I don't get it. There is no up side. I personally could go the rest of my life never sitting in a jetliner again and be quite happy. I fly because I am good at it and for the satisfaction that comes from making a living. It is my profession. A job. Take away compensation and there is nothing left to talk about.
Then perhaps you should have taken all that money you spent on aviation and gotten an MBA. It's not too late... The business world always needs people who only care about the money.
My opinion, and this is the last I'll say, is that the aviation industry is where it is more to attitudes like yours than the other kind. When the market is flooded with people just looking for 'a job', the people who would fly for the love of flying are priced out of the market.
People who are just looking for 'a job' have everything horribly wrong in life, in my opinion.
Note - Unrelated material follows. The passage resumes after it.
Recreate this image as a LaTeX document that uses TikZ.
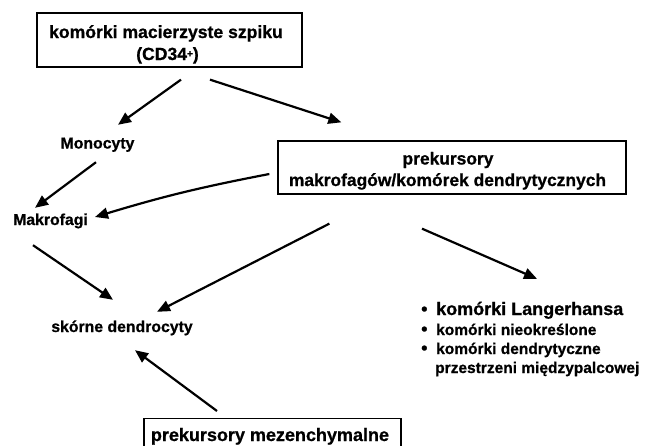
\documentclass[tikz,border=0pt]{standalone}
\usepackage{fontspec}
\setmainfont{Liberation Sans}[BoldFeatures={FakeBold=0.8}]
\usetikzlibrary{arrows.meta}
\begin{document}
\begin{tikzpicture}[x=1pt,y=-1pt,
  box/.style={draw, line width=1.3pt, inner sep=0pt},
  lbl/.style={inner sep=0pt, anchor=base, text height=12pt, text depth=4pt},
  fbig/.style={font=\fontsize{17.6}{20}\selectfont\bfseries},
  fmid/.style={font=\fontsize{15.8}{18}\selectfont\bfseries},
  fsmall/.style={font=\fontsize{15.5}{18}\selectfont\bfseries},
  arr/.style={line width=2.2pt, -{Triangle[length=13pt,width=11pt]}},
]
\useasboundingbox (0,0) rectangle (647,445);
\begin{scope}
\clip (0,0) rectangle (647,445);
% boxes
\node[box, minimum width=265pt, minimum height=54pt] (top) at (169.5,40) {};
\node[lbl, fbig] (top1) at (166,38) {komórki macierzyste szpiku};
\node[lbl, fbig] (top2) at (167.5,60) {(CD34\raisebox{3pt}{\fontsize{10}{10}\selectfont+})};

\node[box, minimum width=348pt, minimum height=53pt] (prek) at (452,167.5) {};
\node[lbl, font=\fontsize{17.4}{20}\selectfont\bfseries] (prek1) at (448,164.5) {prekursory};
\node[lbl, font=\fontsize{17.4}{20}\selectfont\bfseries] (prek2) at (447.5,186) {makrofagów/komórek dendrytycznych};

\node[box, anchor=north, minimum width=257pt, minimum height=40pt] (mez) at (272.5,418) {};
\node[lbl, font=\fontsize{18}{20}\selectfont\bfseries] (mezt) at (270,441) {prekursory mezenchymalne};

% plain labels
\node[lbl, fmid] (mono) at (97.5,148.5) {Monocyty};
\node[lbl, fmid] (makro) at (50.5,225) {Makrofagi};
\node[lbl, fmid] (skor) at (122,332) {skórne dendrocyty};

% list
\node[lbl, anchor=base west, text height=14pt, font=\fontsize{18}{20}\selectfont\bfseries] (lang) at (421,315) {\makebox[15pt][l]{•}komórki Langerhansa};
\node[lbl, anchor=base west, fsmall] (nieo) at (421,335) {\makebox[15pt][l]{\fontsize{18}{20}\selectfont•}komórki nieokreślone};
\node[lbl, anchor=base west, fsmall] (dend) at (421,354) {\makebox[15pt][l]{\fontsize{18}{20}\selectfont•}komórki dendrytyczne};
\node[lbl, anchor=base west, fsmall] (prze) at (421,373) {\hspace*{14pt}przestrzeni międzypalcowej};

% arrows
\draw[arr] ([shift={(11.5,12)}]top.south) -- ([shift={(20.5,-11.5)}]mono.north);
\draw[arr] ([shift={(40.5,12)}]top.south) -- ([shift={(64,-18)}]prek.north west);
\draw[arr] ([shift={(-1.5,9.5)}]mono.south) -- ([shift={(-15.5,-5)}]makro.north);
\draw[arr] ([shift={(-8,6.5)}]prek.west) to[bend right=3] ([shift={(7,-4)}]makro.east);
\draw[arr] ([shift={(52,29)}]prek.south west) -- ([shift={(35,-8)}]skor.north);
\draw[arr] ([shift={(-17.5,16)}]makro.south) -- ([shift={(-9,-20)}]skor.north);
\draw[arr] ([shift={(-30,34)}]prek.south) -- ([shift={(116,-22)}]lang.north west);
\draw[arr] ([shift={(-55.5,-7)}]mez.north) -- ([shift={(13,14)}]skor.south);
\end{scope}
\end{tikzpicture}
\end{document}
Do what you love. Follow your passions and dreams. Anyone can die with a few million in the bank, but you don't put your initials up on the scoreboard at the end with your wealth. What matters is what you do with your life...and that, only to you.
A life lived in fear, anger, or unhappiness is a life wasted... regardless of what anyone may believe, all this fiction about wealth, power, influence... systems of government, social status and influence... is all a meta-world we've created in our minds. Little invisible walls that keep us from truly being happy. Little rules that are beaten into us by society, until we're gnarled old creatures, slavering over our greasy little hoard, daring anyone to try to take what little vestige of a life we've managed to carve for ourselves.
It's a huge, beautiful world, full of sunsets and clouds, the stygian black of a moonless night and a sky painted with stars, the space between two thunderstorms on a lonely evening, dancing a dance that none but a pilot will ever see; a world full of danger and daring and beauty and grace, a magical dance of matter and energy, photons and protons and anti-neutrinos, where the laughing face of God in his many forms looks down on His creation and grants them the one exquisite chance to breathe, eat, play and live in the moment*.
There is so much, and at the same time, so little. Do we really want to spend such precious few moments in the blind pursuit of wealth and status?
A quote from my first flight instructor. "I don't care what I fly so long as they pay me". (as in paid well that is)
I would like to gently suggest that I believe you might have misunderstood the meaning behind that.
Let me close again by saying that I don't expect you to agree with me in any way. I fully expect the opposite, and would invite a final statement in response, as this is my own. I certainly don't expect to change your mind, or anyone else's; I merely wish to paint things in a way that I feel is too rarely considered. I mean, it really is a beautiful world out there, taken as a balance. All the good, all the evil... all colors in a moment, a single moment that will exist only once in infinitesimal duration and never come again, preceded and succeeded by infinite moments of equal beauty and fullness. It always saddens me to see bitter, unhappy people; it always seems, as they say, such a waste of spirit.